Hosting My Portfolio
12/06/25
The Mission
My next goal with the homelab was to also self-host my portfolio website. Now that I had a nice containerized Nginx reverse proxy setup, this would be quite easy so I had no reason not to. Yesterday I spent most of the day rewriting my website in PHP and plain JavaScript instead of the old Next.js slop that it was. This was so that it could be as lightweight as possible and avoid strain on my resources.
In order to host it seamlessly, I would have to follow the following steps:
- Add the public hostname (nicolldouglas.dev) to the Cloudflare tunnel and map it to http://nginx in order to pipe HTTP requests to Nginx.
- Create a Docker Compose file for setup, expose port 3002 for local access, and start the container.
- Create a workflow file for auto redeploy (I could just reuse the one for the blog).
- Create an Nginx site configuration to proxy requests to the site container's URL.

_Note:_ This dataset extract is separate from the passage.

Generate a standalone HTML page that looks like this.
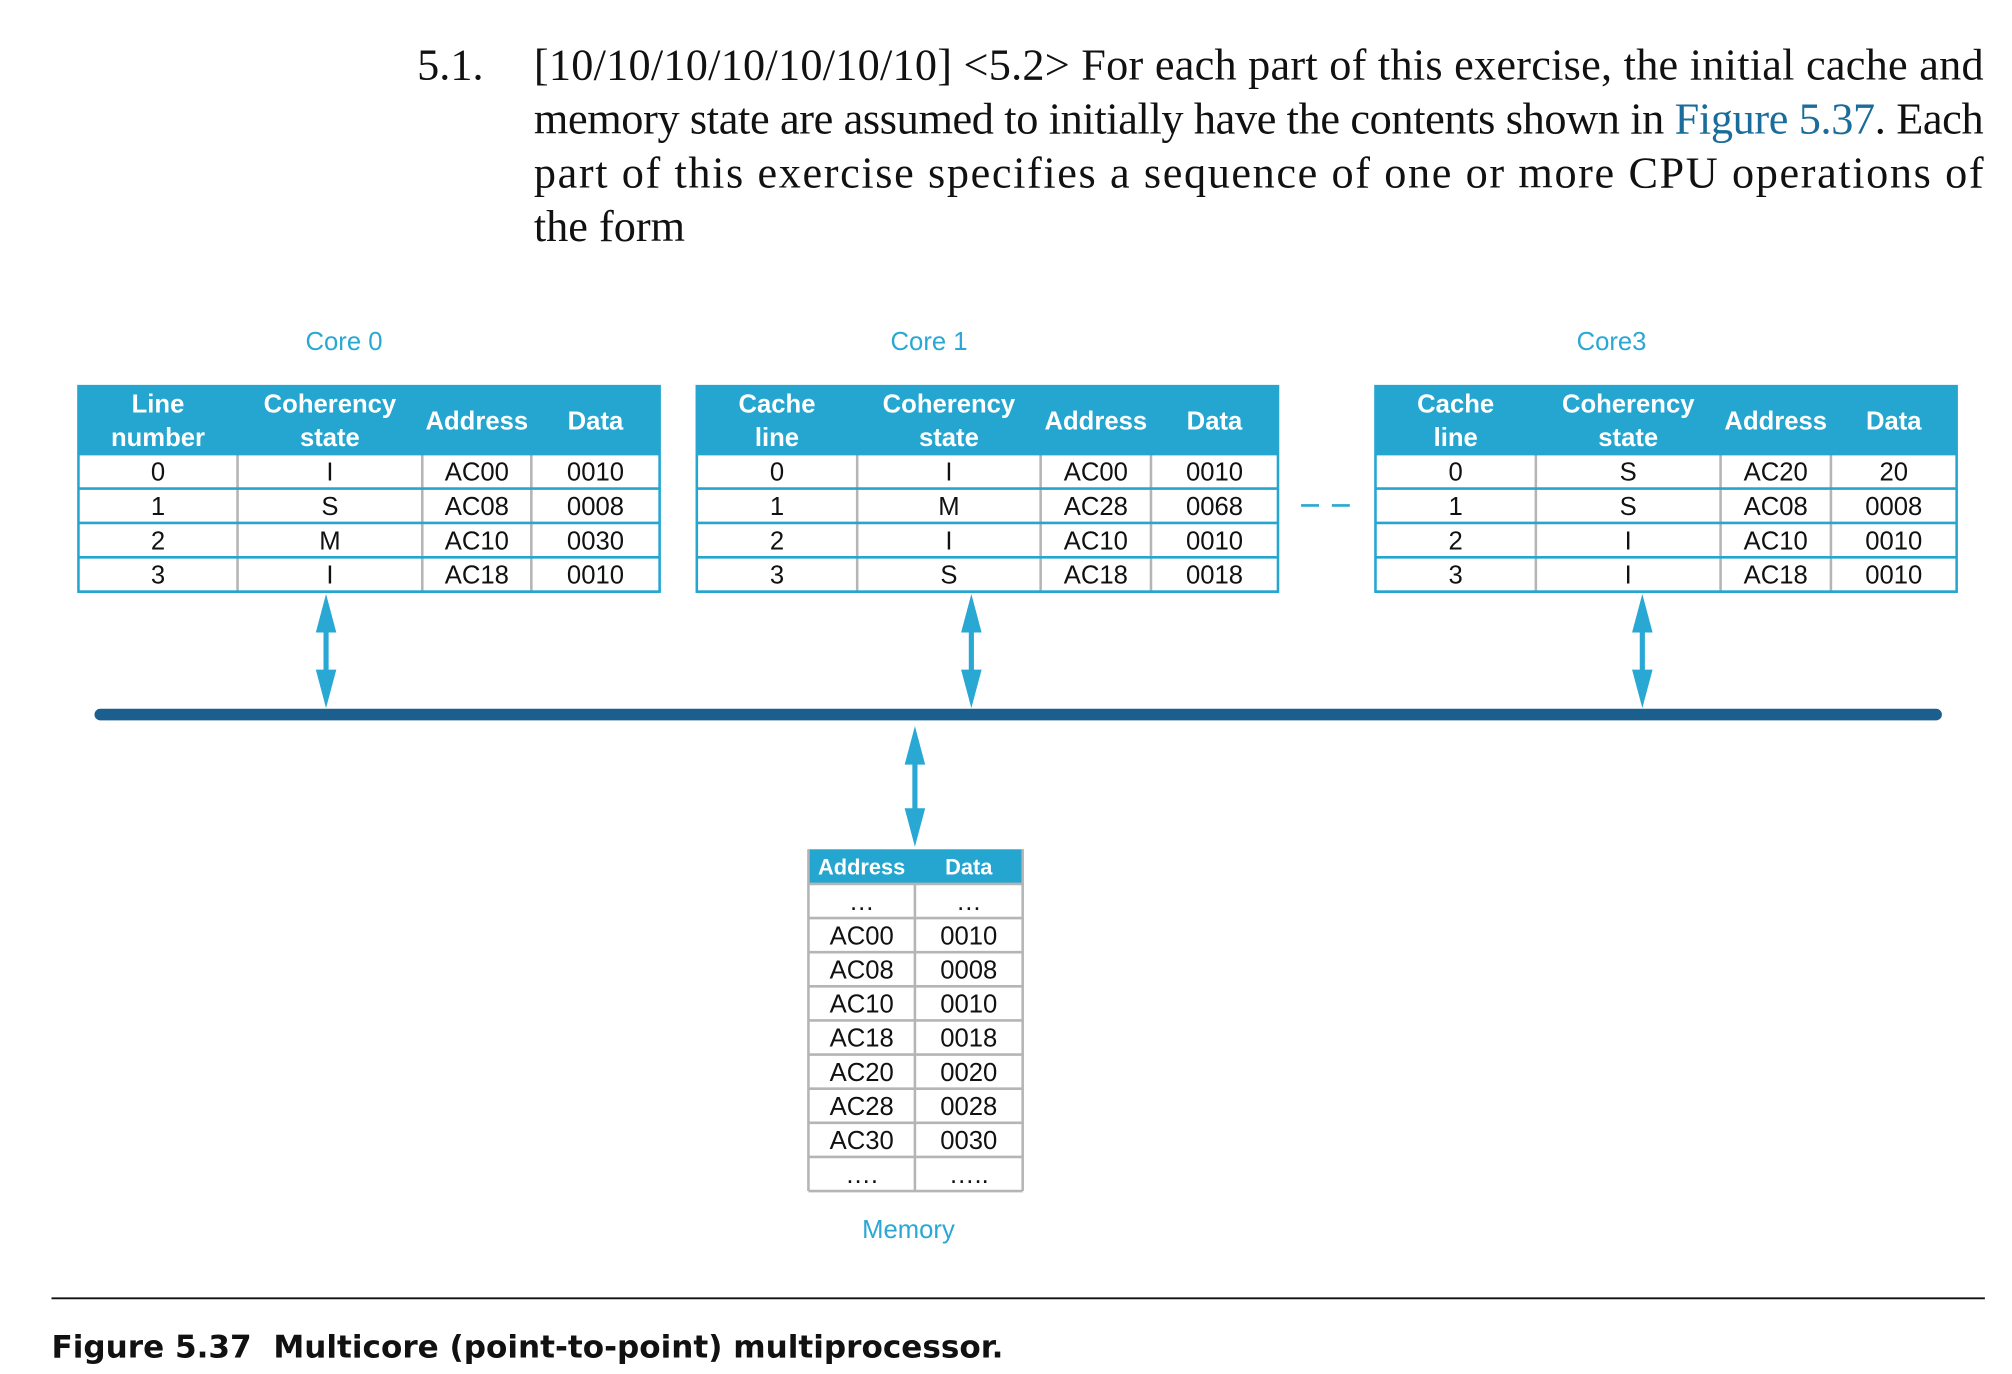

- Reload Nginx to register the new site.
So that's exactly what I did.
Setup & Deployment
After completing steps 1 and 2, I had the following docker-compose.yml
file defined in my homelab repo/directory (as well as .env
and deploy.sh
files):
services:
portfolio:
image: ${DOCKERHUB_IMAGE}
container_name: portfolio_website
restart: unless-stopped
networks:
- nginx-proxy-net
environment:
- APP_ENV=${APP_ENV}
ports:
- "3002:80"
networks:
nginx-proxy-net:
external: true
I copied over the workflow file from the blog repo to the portfolio repo since the deployment process was pretty much the same. After that I also copied the Nginx site configuration file for the blog and modified it appropriately for my portfolio site. Namely changing the server_name
directive to nicolldouglas.dev and the proxy_pass
directive to http://portfolio which would be the URL of the container on nginx-proxy-net
.
I then restarted the Nginx container (instead of reloading inside the container for whatever reason) and tested to see if the site was accessible in the browser as per usual. And indeed it was, so now you can access my portfolio at https://nicolldouglas.dev. It was also accessible locally at http://192.168.1.5:3002 which was good.
As I imagined, Dockerizing Nginx the way I did made setting up new sites and reverse proxies incredibly hassle-free.